Start of Data records

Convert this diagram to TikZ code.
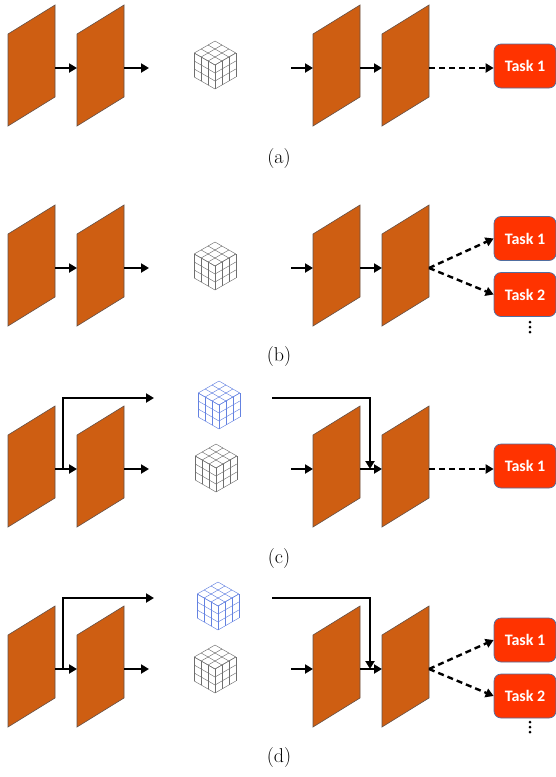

End of Data records
Start of Data records

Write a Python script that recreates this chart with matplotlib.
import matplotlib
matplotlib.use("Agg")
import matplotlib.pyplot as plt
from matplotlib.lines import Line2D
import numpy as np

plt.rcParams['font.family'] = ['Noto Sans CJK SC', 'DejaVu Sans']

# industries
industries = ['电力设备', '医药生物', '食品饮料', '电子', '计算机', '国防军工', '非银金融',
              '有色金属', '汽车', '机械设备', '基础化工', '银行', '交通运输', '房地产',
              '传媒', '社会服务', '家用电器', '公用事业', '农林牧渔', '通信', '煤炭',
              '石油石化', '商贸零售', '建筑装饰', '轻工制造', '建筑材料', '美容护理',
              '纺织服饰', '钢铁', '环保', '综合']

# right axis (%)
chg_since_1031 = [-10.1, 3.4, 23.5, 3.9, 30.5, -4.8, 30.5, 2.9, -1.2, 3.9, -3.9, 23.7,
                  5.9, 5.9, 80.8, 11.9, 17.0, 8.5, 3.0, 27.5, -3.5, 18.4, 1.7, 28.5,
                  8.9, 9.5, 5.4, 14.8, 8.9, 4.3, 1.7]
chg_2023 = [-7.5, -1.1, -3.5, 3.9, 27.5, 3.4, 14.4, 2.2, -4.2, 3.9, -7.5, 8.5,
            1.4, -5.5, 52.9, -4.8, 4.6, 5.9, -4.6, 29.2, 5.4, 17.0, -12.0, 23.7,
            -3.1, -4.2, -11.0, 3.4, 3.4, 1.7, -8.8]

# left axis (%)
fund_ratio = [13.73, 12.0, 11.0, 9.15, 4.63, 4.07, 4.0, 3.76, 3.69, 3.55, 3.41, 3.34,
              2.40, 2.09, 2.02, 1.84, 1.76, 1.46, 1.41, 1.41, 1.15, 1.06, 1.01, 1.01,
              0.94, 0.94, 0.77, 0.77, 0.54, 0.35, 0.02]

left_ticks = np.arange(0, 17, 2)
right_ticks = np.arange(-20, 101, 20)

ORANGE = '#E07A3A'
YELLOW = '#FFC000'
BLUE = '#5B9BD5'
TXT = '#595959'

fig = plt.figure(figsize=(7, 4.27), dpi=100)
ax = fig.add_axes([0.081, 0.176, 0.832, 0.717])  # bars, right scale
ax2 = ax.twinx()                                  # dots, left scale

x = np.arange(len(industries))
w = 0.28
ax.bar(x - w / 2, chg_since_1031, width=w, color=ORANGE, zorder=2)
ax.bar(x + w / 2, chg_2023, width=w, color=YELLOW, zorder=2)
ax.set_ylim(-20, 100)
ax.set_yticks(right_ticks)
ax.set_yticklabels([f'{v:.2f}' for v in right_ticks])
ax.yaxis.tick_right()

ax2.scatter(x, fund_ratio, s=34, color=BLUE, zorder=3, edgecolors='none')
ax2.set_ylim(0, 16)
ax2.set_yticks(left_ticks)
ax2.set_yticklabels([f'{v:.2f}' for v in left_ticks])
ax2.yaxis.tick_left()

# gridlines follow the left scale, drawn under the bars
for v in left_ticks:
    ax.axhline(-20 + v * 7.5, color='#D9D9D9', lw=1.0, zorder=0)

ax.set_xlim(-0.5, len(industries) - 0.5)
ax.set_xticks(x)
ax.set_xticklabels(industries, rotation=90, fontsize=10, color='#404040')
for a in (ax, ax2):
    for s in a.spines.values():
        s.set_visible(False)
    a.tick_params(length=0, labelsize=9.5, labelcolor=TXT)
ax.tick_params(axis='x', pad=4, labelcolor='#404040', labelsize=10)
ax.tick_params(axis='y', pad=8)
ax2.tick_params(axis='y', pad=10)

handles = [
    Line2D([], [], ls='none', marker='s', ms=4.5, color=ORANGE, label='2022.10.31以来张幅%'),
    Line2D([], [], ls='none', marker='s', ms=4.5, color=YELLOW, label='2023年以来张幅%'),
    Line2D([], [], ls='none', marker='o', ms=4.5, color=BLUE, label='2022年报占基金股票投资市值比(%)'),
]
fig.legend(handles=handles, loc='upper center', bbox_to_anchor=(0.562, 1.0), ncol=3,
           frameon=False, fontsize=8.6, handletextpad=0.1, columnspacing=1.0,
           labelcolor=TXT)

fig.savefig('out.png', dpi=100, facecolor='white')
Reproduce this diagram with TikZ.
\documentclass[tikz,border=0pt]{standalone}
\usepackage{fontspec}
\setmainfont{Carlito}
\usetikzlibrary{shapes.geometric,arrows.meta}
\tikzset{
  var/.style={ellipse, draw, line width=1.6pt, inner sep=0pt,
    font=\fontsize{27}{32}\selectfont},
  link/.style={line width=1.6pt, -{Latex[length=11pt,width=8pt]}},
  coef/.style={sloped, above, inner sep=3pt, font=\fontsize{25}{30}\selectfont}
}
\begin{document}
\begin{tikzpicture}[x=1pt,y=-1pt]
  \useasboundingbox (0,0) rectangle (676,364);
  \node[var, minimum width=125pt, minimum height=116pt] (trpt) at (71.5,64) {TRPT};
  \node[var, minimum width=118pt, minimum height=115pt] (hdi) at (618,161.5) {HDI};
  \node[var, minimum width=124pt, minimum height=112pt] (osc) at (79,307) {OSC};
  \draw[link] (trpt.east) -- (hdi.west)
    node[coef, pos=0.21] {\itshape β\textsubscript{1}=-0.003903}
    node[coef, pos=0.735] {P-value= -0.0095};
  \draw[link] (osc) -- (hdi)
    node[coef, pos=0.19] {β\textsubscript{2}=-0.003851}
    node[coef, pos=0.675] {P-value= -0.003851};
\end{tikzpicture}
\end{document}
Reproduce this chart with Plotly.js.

End of Data records

Given exercise: Show every line from the entries above in which the word "this" appears.

Solution:
Convert this diagram to TikZ code.
Write a Python script that recreates this chart with matplotlib.
Reproduce this diagram with TikZ.
Reproduce this chart with Plotly.js.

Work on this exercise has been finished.